Wildcat Hauling: Working with Waste in Public Space, the latest installation by FICTILIS, will be showing in the Atrium Gallery from February 5 to March 20.
Wildcat Hauling is an ongoing project which takes place in the streets of West Oakland, California. Drawing on our respective backgrounds—12 years as a junk hauler, and 6 years working on global e-waste and sustainability issues—FICTILIS began responding to illegal dumping in the neighborhood where we live and work in 2012, recruiting local junk haulers to join us in conducting coordinated pickups of illegal dumping sites.

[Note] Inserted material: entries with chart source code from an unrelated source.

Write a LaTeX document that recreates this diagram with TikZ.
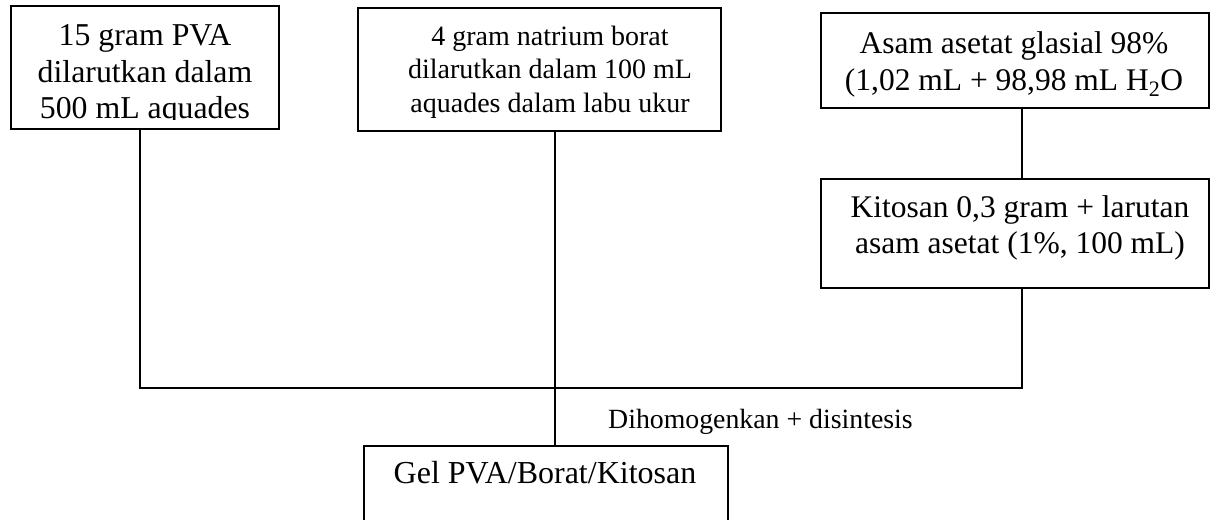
\documentclass[tikz,border=0pt]{standalone}
\usepackage{fontspec}
\setmainfont{Liberation Serif}
\begin{document}
\begin{tikzpicture}[x=1pt,y=-1pt,
  box/.style={draw, line width=1.7pt, inner sep=0pt, anchor=north west},
  txt/.style={align=center, inner sep=0pt, anchor=base},
  big/.style={txt, font=\fontsize{31.8}{36.5}\selectfont},
  mid/.style={txt, font=\fontsize{28}{33.5}\selectfont},
  link/.style={line width=1.7pt}]
\useasboundingbox (0,0) rectangle (1222,519);
% boxes
\node[box, minimum width=268pt, minimum height=123pt] (b1) at (10,5) {};
\node[box, minimum width=363pt, minimum height=123pt] (b2) at (357,7) {};
\node[box, minimum width=388pt, minimum height=95pt] (b3) at (820,12) {};
\node[box, minimum width=388pt, minimum height=109pt] (b4) at (820,178) {};
\node[box, minimum width=364pt, minimum height=110pt] (b5) at (363,445) {};
% texts
\begin{scope}
  \clip (10,5) rectangle (278,119.5);
  \node[big] (t1) at (145,118.5) {15 gram PVA\\dilarutkan dalam\\500 mL aquades};
\end{scope}
\node[mid] (t2) at (550,112) {4 gram natrium borat\\dilarutkan dalam 100 mL\\aquades dalam labu ukur};
\node[big, font=\fontsize{31.5}{37}\selectfont] (t3) at (1014,90) {Asam asetat glasial 98\%\\(1,02 mL + 98,98 mL H\textsubscript{2}O};
\node[big, font=\fontsize{31.5}{36}\selectfont] (t4) at (1020,253) {Kitosan 0,3 gram + larutan\\asam asetat (1\%, 100 mL)};
\node[big, font=\fontsize{32}{36}\selectfont] (t5) at (545,483) {Gel PVA/Borat/Kitosan};
\node[inner sep=0pt, anchor=base west, font=\fontsize{27.8}{33}\selectfont] (lbl) at (608,428) {Dihomogenkan + disintesis};
% junctions
\coordinate (j1) at (140,388);
\coordinate (jm) at (555,388);
\coordinate (j4) at (1022,388);
% connectors
\draw[link] (b1.south -| j1) -- (j1) -- (j4) -- (b4.south -| j4);
\draw[link] (b3.south -| j4) -- (b4.north -| j4);
\draw[link] (b2.south -| jm) -- (b5.north -| jm);
\end{tikzpicture}
\end{document}
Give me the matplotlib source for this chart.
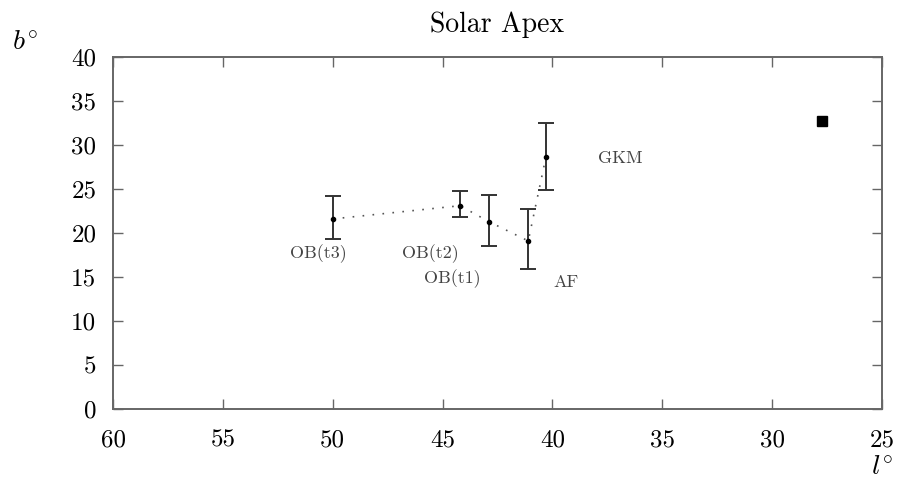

At a time when gentrification is impacting the neighborhood profoundly, people coming from different places can be hard-pressed to find an issue on which we can agree. Illegal dumping is such an issue: its causes and consequences are complicated, but most residents in affected areas are united in opposition to garbage in the streets obstructing travel, polluting air and water, and continually attracting more more dumping and other unwanted activities.
The proposed solutions to dumping are often more (and faster) of the usual—removal by City staff and contracted haulers, enforcement and penalties, and development of affected areas—and do little to address the underlying issues of waste and poverty which contribute to the phenomenon. Often they merely push the problem down the line, downstream and downwind, into other communities.
Because illegal dumping is a highly visible deviation from standard waste flows, where materials are usually hidden, handled only by mechanized equipment or specialized personnel and contained during transport and processing in inaccessible places, dumping represents a unique opportunity to get broader social and environmental issues out into the open. In addition to removing garbage, Wildcat Hauling volunteers document the process and perform various interventions designed to encourage consideration of these broader issues.
-FICTILIS, 2015
Opening reception for the installation is February 5 from 6:30 to 8:00 PM.